1JO 2:2 And he is the propitiation for our sins: and not for ours only, but also for the sins of the whole world.
For me it all simply boils down to this; if '
eternal hell' or '
eternal death' or '
eternal separation from God', is the price for sin, then why isn’t Jesus sitting in 'eternal hell', 'eternal death', eternal separation from God', paying that
eternal price, for you and me? Him being sinless never ‘changed the price for sin’. And that 'price' was either 'eternal hell' or it was a '
physical death'. His
spirit never died, and his
soul died to self daily, as He
worked out His salvation with fear and trembling' even as we are instructed to do. His ultimate soul dying event came in the Garden when
His soul was sorrowful even unto death...with 'the last temptation'. The temptation of a suffering death on the cross. It was the Father's plan "
to make the captain of their salvation perfect through sufferings."
But being sinless and perfect never changed God's price for sin, it simply ‘qualified’ sinless Jesus to vicariously pay 'the price' for us, that we might live again beyond the grave. And He did so by dying an UNJUSTIFIED physical death with a 'very short' time separated from the Father, in our place. And He did so, that we might be JUSTIFIED by His physical death. But the price was never 'eternal separation from God’ and it was never 'burning in Hell eternally' either. If that was 'the price' of sin, then that's where Jesus should eternally be, making payment. Jesus being perfect, or being sinless, or even being GOD, did not change the price for sin. The big difference between our Jesus and the ETers is, our Jesus is 'the savior of all' and your Jesus is the 'savior of a pitiful few'. Our Jesus came that we might have life 'here and now' as well as in the 'hereafter'. You guys are suffering through the now in the hope that a pitiful few of God's beloved creation ever make it to heaven in the hereafter. Which really makes your 'God view' the loser of most of His beloved creation. Not a very good plan of salvation for an omniscient God knowing the end from the beginning. A God who is creator of ALL but loser of most.

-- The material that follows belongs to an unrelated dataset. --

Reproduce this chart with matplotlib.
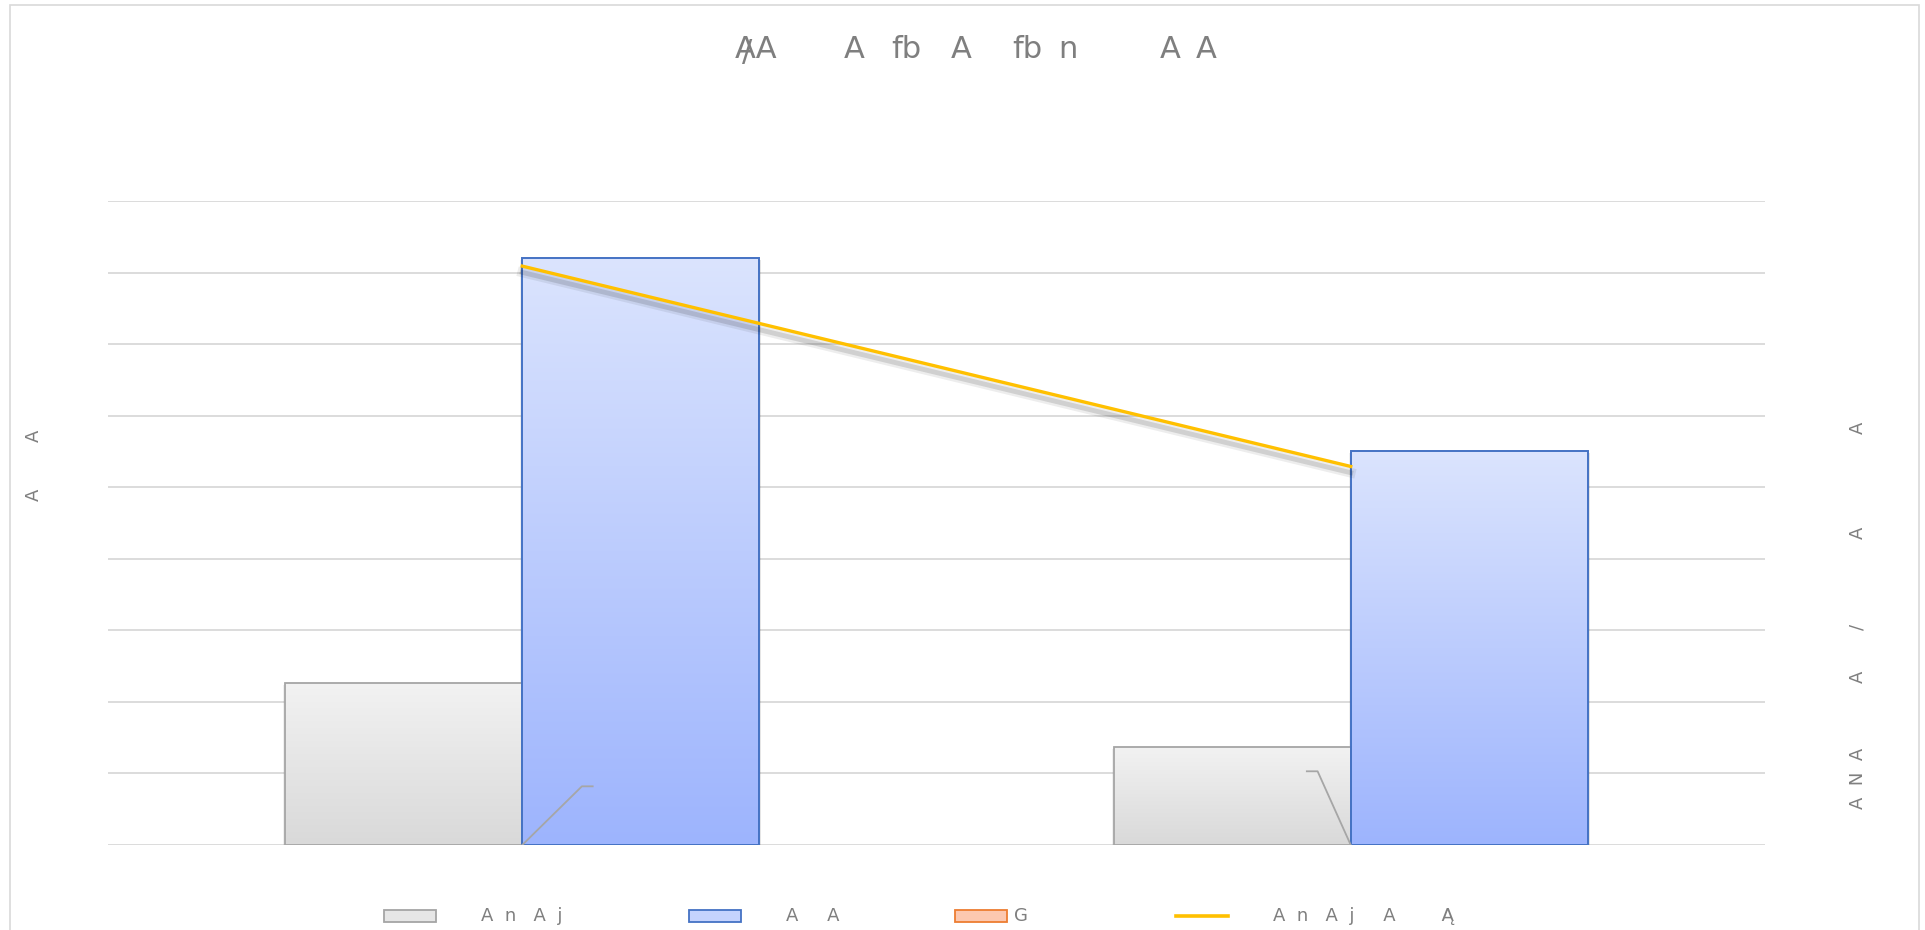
import matplotlib
matplotlib.use("Agg")
import matplotlib.pyplot as plt
import numpy as np
from matplotlib import patheffects as pe
from matplotlib.patches import Rectangle
from matplotlib.colors import LinearSegmentedColormap

categories = ["c1", "c2"]
grey_values = [2.27, 1.37]
blue_values = [8.21, 5.51]
orange_values = [0.0, 0.0]
line_values = [8.09, 5.29]
title_chunks = ["AA", "A", "fb", "A", "fb", "n", "A", "A"]
left_title = ["A", "A"]
right_title = ["A  N  A", "A", "/", "A", "A"]
legend_labels = ["A  n   A  j", "A     A", "G", "A  n   A  j     A        Ą"]

W, H = 1925, 930
fig = plt.figure(figsize=(W / 100, H / 100), dpi=100)
fig.patch.set_facecolor("white")
fig.patches.append(Rectangle((10 / W, -0.05), (1919 - 10) / W, 1.05 - 5 / H,
                             transform=fig.transFigure, fill=False,
                             edgecolor="#d9d9d9", linewidth=1.2))

ax = fig.add_axes([108 / W, 1 - 845 / H, (1765 - 108) / W, (845 - 201) / H])
ax.set_xlim(-0.5, 1.5)
ax.set_ylim(0, 9)
for s in ax.spines.values():
    s.set_visible(False)
ax.set_xticks([])
ax.set_yticks(np.arange(0, 10, 1))
ax.tick_params(axis="y", length=0, labelleft=False)
ax.yaxis.grid(True, color="#d9d9d9", linewidth=1.3)
ax.set_axisbelow(True)

x = np.arange(len(categories))
bw = 0.286
grey_bars = ax.bar(x - bw / 2, grey_values, bw, facecolor="none",
                   edgecolor="#a5a5a5", linewidth=1.3, zorder=3)
blue_bars = ax.bar(x + bw / 2, blue_values, bw, facecolor="none",
                   edgecolor="#4472c4", linewidth=1.4, zorder=3)
ax.bar(x, orange_values, bw, facecolor="#fcc8b0", edgecolor="none", linewidth=0, zorder=3)

cm_grey = LinearSegmentedColormap.from_list("g", ["#d9d9d9", "#f2f2f2"])
cm_blue = LinearSegmentedColormap.from_list("b", ["#9db4fd", "#dbe4fe"])
grad = np.linspace(0, 1, 256).reshape(-1, 1)
bar_shadow = [pe.SimplePatchShadow(offset=(1.5, -1.5), shadow_rgbFace="#000000", alpha=0.10),
              pe.SimplePatchShadow(offset=(-1.5, -1.5), shadow_rgbFace="#000000", alpha=0.06),
              pe.Normal()]
for bars, cm in ((grey_bars, cm_grey), (blue_bars, cm_blue)):
    for b in bars:
        x0, w, h = b.get_x(), b.get_width(), b.get_height()
        sh = Rectangle((x0, 0), w, h, facecolor="white", edgecolor="none", zorder=1.5)
        sh.set_path_effects(bar_shadow)
        ax.add_patch(sh)
        im = ax.imshow(grad, extent=(x0, x0 + w, 0, h), origin="lower",
                       cmap=cm, aspect="auto", zorder=2)
        im.set_clip_path(b)
ax.set_xlim(-0.5, 1.5)
ax.set_ylim(0, 9)

# leader lines of data labels
ax.plot([0, 0.072, 0.085], [0, 0.82, 0.82], color="#a6a6a6", linewidth=1.3, zorder=4)
ax.plot([1, 0.96, 0.947], [0, 1.03, 1.03], color="#a6a6a6", linewidth=1.3, zorder=4)

ax2 = ax.twinx()
ax2.set_ylim(0, 9)
for s in ax2.spines.values():
    s.set_visible(False)
ax2.set_yticks([])
ax2.plot(x, line_values, color="#ffc000", linewidth=2.4, zorder=5,
         path_effects=[pe.SimpleLineShadow(offset=(0, -4.5), shadow_color="#000000", alpha=0.07, linewidth=7),
                       pe.SimpleLineShadow(offset=(0, -4.5), shadow_color="#000000", alpha=0.12, linewidth=3.5),
                       pe.Normal()])

tcol = "#7f7f7f"
title_x = [735, 844, 891, 951, 1012, 1058, 1160, 1196]
for tx, chunk in zip(title_x, title_chunks):
    fig.text(tx / W, 1 - 50 / H, chunk, ha="left", va="center", fontsize=22, color=tcol)
fig.text(747 / W, 1 - 53 / H, "/", ha="center", va="center", fontsize=22, color=tcol)

for ty, ch in zip([436, 495], left_title):
    fig.text(34 / W, 1 - ty / H, ch, rotation=90, ha="center", va="center",
             fontsize=13, color=tcol)
for ty, ch in zip([778, 677, 627, 533, 428], right_title):
    fig.text(1858 / W, 1 - ty / H, ch, rotation=90, ha="center", va="center",
             fontsize=13, color=tcol)

# legend
ly = 1 - 916 / H
lh = 12 / H
items = [
    (384, 436, "patch", "#e6e6e6", "#a5a5a5", 481, legend_labels[0]),
    (689, 741, "patch", "#c5d3fd", "#4472c4", 786, legend_labels[1]),
    (955, 1007, "patch", "#fcc8b0", "#ed7d31", 1014, legend_labels[2]),
    (1176, 1228, "line", "#ffc000", None, 1273, legend_labels[3]),
]
for x0, x1, kind, fc, ec, tx, lab in items:
    if kind == "patch":
        fig.patches.append(Rectangle((x0 / W, ly - lh / 2), (x1 - x0) / W, lh,
                                     transform=fig.transFigure, facecolor=fc,
                                     edgecolor=ec, linewidth=1.3))
    else:
        fig.lines.append(plt.Line2D([x0 / W, x1 / W], [ly, ly], transform=fig.transFigure,
                                    color=fc, linewidth=2.6))
    fig.text(tx / W, ly, lab, ha="left", va="center", fontsize=13, color=tcol)

fig.savefig("out.png", dpi=100)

Our divine plan 'view', has God dying for ALL and ultimately winning ALL. Your divine plan has God loosing most and then torturing them, for all eternity.

And then 'your God view' also puts US on a mandate GOD HIMSELF isn't going to live up to...and that mandate is 'we must always forgive' but He 'eternally never will'. I like our God view much better philosophically as well as scripturally.
Maybe too much to start with. I really do hate a post that's longer than what fits on a screen. Yep I just went and checked. Others have weighed in and you will have your hands full, so I'll just post and then step back.